**INSTRUCTIONS FOR THE TASK**
Write out the full listing exactly as given, minus the images.

[BEGIN RECORDS FOR THIS EXERCISE]

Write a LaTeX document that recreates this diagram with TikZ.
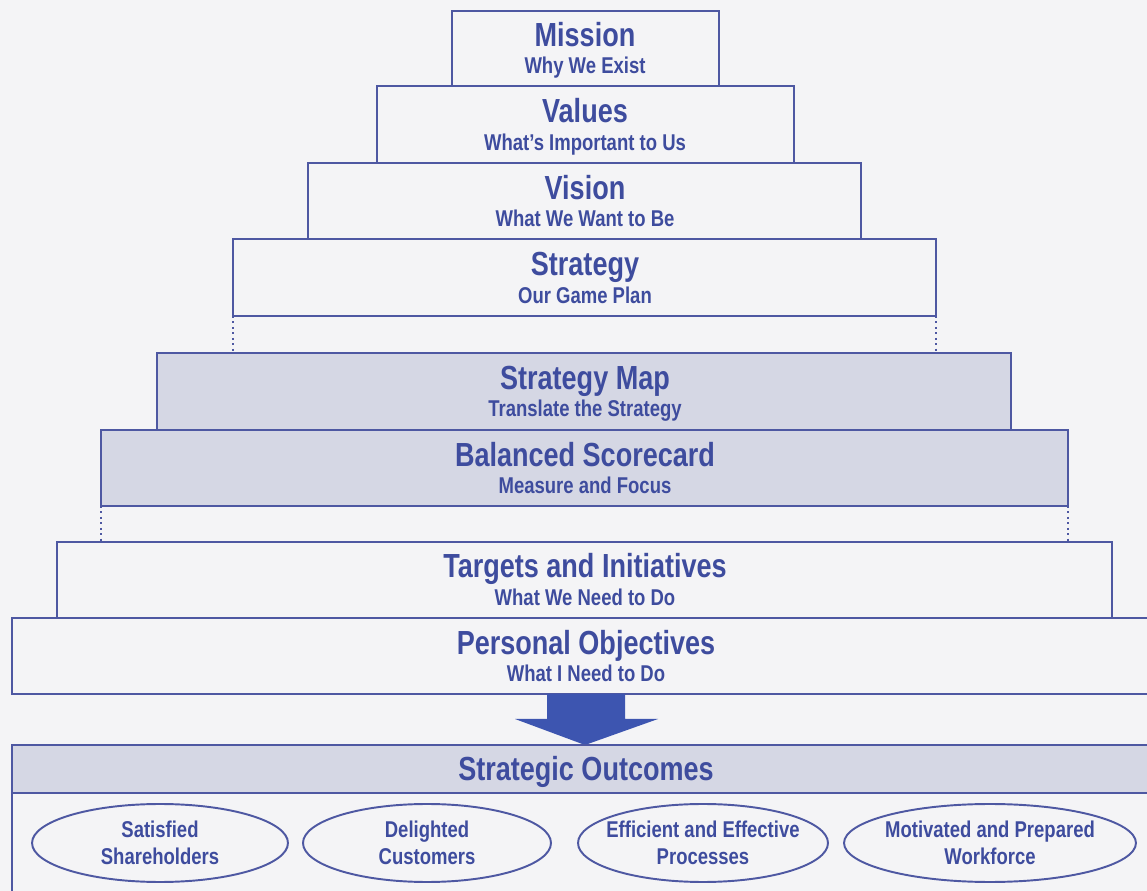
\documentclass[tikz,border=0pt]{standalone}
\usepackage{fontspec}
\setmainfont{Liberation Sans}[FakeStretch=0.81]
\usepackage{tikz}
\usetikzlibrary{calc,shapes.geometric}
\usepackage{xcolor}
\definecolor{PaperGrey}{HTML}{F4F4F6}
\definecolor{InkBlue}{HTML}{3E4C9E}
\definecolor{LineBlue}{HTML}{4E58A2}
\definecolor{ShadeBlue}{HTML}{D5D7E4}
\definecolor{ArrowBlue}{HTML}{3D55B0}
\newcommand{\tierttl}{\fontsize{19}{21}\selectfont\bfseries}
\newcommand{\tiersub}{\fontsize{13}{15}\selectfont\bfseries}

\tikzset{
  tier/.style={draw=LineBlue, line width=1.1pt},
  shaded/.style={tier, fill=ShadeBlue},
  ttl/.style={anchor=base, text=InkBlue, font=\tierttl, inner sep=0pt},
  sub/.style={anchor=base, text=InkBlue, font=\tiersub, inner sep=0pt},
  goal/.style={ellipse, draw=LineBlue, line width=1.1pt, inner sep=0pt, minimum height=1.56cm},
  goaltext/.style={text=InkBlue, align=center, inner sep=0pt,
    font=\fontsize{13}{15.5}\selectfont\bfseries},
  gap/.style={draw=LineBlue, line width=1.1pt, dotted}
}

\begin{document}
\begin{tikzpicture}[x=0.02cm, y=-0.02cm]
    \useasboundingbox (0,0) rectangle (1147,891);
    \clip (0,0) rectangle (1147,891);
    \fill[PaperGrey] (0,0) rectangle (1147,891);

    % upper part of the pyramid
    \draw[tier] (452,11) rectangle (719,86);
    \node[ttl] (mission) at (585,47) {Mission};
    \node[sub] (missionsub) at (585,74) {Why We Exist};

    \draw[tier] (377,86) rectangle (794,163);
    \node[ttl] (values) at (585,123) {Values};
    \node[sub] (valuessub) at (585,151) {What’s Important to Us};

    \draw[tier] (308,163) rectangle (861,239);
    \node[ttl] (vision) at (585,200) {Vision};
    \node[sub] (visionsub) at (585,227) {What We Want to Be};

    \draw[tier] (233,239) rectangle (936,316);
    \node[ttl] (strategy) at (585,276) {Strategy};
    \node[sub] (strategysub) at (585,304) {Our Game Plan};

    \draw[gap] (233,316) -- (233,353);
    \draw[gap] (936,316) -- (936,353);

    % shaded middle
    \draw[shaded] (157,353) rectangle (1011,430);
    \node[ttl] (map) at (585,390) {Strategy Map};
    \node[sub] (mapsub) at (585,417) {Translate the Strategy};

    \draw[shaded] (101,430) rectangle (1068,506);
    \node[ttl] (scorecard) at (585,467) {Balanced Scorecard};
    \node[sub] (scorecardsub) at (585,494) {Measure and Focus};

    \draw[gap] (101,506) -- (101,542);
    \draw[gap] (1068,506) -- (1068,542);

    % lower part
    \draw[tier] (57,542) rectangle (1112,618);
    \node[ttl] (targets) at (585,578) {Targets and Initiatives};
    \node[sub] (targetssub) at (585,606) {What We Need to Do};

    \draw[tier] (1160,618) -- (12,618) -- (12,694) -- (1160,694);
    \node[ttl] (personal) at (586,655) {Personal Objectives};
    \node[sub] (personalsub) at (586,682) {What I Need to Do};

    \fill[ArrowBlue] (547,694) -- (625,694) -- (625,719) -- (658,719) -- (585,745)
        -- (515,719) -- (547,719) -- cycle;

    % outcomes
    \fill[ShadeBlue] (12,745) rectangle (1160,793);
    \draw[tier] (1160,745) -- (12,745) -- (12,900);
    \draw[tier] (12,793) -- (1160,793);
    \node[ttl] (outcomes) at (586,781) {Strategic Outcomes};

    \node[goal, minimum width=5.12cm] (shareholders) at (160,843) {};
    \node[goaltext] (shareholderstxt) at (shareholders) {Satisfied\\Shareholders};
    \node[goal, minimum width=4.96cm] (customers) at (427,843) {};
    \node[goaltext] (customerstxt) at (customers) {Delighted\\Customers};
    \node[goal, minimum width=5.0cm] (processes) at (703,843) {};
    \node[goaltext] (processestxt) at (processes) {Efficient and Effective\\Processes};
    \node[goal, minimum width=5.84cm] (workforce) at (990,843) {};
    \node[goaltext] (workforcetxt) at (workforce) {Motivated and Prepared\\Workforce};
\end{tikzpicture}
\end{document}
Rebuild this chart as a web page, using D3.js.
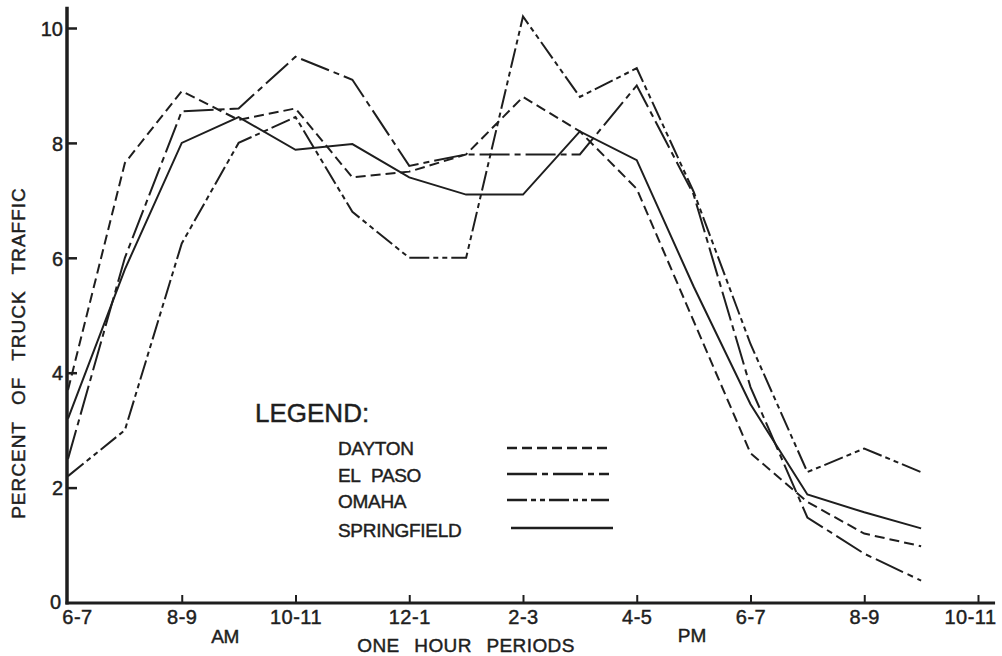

[END RECORDS FOR THIS EXERCISE]

**RESULT**
Write a LaTeX document that recreates this diagram with TikZ.
\documentclass[tikz,border=0pt]{standalone}
\usepackage{fontspec}
\setmainfont{Liberation Sans}[FakeStretch=0.81]
\usepackage{tikz}
\usetikzlibrary{calc,shapes.geometric}
\usepackage{xcolor}
\definecolor{PaperGrey}{HTML}{F4F4F6}
\definecolor{InkBlue}{HTML}{3E4C9E}
\definecolor{LineBlue}{HTML}{4E58A2}
\definecolor{ShadeBlue}{HTML}{D5D7E4}
\definecolor{ArrowBlue}{HTML}{3D55B0}
\newcommand{\tierttl}{\fontsize{19}{21}\selectfont\bfseries}
\newcommand{\tiersub}{\fontsize{13}{15}\selectfont\bfseries}

\tikzset{
  tier/.style={draw=LineBlue, line width=1.1pt},
  shaded/.style={tier, fill=ShadeBlue},
  ttl/.style={anchor=base, text=InkBlue, font=\tierttl, inner sep=0pt},
  sub/.style={anchor=base, text=InkBlue, font=\tiersub, inner sep=0pt},
  goal/.style={ellipse, draw=LineBlue, line width=1.1pt, inner sep=0pt, minimum height=1.56cm},
  goaltext/.style={text=InkBlue, align=center, inner sep=0pt,
    font=\fontsize{13}{15.5}\selectfont\bfseries},
  gap/.style={draw=LineBlue, line width=1.1pt, dotted}
}

\begin{document}
\begin{tikzpicture}[x=0.02cm, y=-0.02cm]
    \useasboundingbox (0,0) rectangle (1147,891);
    \clip (0,0) rectangle (1147,891);
    \fill[PaperGrey] (0,0) rectangle (1147,891);

    % upper part of the pyramid
    \draw[tier] (452,11) rectangle (719,86);
    \node[ttl] (mission) at (585,47) {Mission};
    \node[sub] (missionsub) at (585,74) {Why We Exist};

    \draw[tier] (377,86) rectangle (794,163);
    \node[ttl] (values) at (585,123) {Values};
    \node[sub] (valuessub) at (585,151) {What’s Important to Us};

    \draw[tier] (308,163) rectangle (861,239);
    \node[ttl] (vision) at (585,200) {Vision};
    \node[sub] (visionsub) at (585,227) {What We Want to Be};

    \draw[tier] (233,239) rectangle (936,316);
    \node[ttl] (strategy) at (585,276) {Strategy};
    \node[sub] (strategysub) at (585,304) {Our Game Plan};

    \draw[gap] (233,316) -- (233,353);
    \draw[gap] (936,316) -- (936,353);

    % shaded middle
    \draw[shaded] (157,353) rectangle (1011,430);
    \node[ttl] (map) at (585,390) {Strategy Map};
    \node[sub] (mapsub) at (585,417) {Translate the Strategy};

    \draw[shaded] (101,430) rectangle (1068,506);
    \node[ttl] (scorecard) at (585,467) {Balanced Scorecard};
    \node[sub] (scorecardsub) at (585,494) {Measure and Focus};

    \draw[gap] (101,506) -- (101,542);
    \draw[gap] (1068,506) -- (1068,542);

    % lower part
    \draw[tier] (57,542) rectangle (1112,618);
    \node[ttl] (targets) at (585,578) {Targets and Initiatives};
    \node[sub] (targetssub) at (585,606) {What We Need to Do};

    \draw[tier] (1160,618) -- (12,618) -- (12,694) -- (1160,694);
    \node[ttl] (personal) at (586,655) {Personal Objectives};
    \node[sub] (personalsub) at (586,682) {What I Need to Do};

    \fill[ArrowBlue] (547,694) -- (625,694) -- (625,719) -- (658,719) -- (585,745)
        -- (515,719) -- (547,719) -- cycle;

    % outcomes
    \fill[ShadeBlue] (12,745) rectangle (1160,793);
    \draw[tier] (1160,745) -- (12,745) -- (12,900);
    \draw[tier] (12,793) -- (1160,793);
    \node[ttl] (outcomes) at (586,781) {Strategic Outcomes};

    \node[goal, minimum width=5.12cm] (shareholders) at (160,843) {};
    \node[goaltext] (shareholderstxt) at (shareholders) {Satisfied\\Shareholders};
    \node[goal, minimum width=4.96cm] (customers) at (427,843) {};
    \node[goaltext] (customerstxt) at (customers) {Delighted\\Customers};
    \node[goal, minimum width=5.0cm] (processes) at (703,843) {};
    \node[goaltext] (processestxt) at (processes) {Efficient and Effective\\Processes};
    \node[goal, minimum width=5.84cm] (workforce) at (990,843) {};
    \node[goaltext] (workforcetxt) at (workforce) {Motivated and Prepared\\Workforce};
\end{tikzpicture}
\end{document}
Rebuild this chart as a web page, using D3.js.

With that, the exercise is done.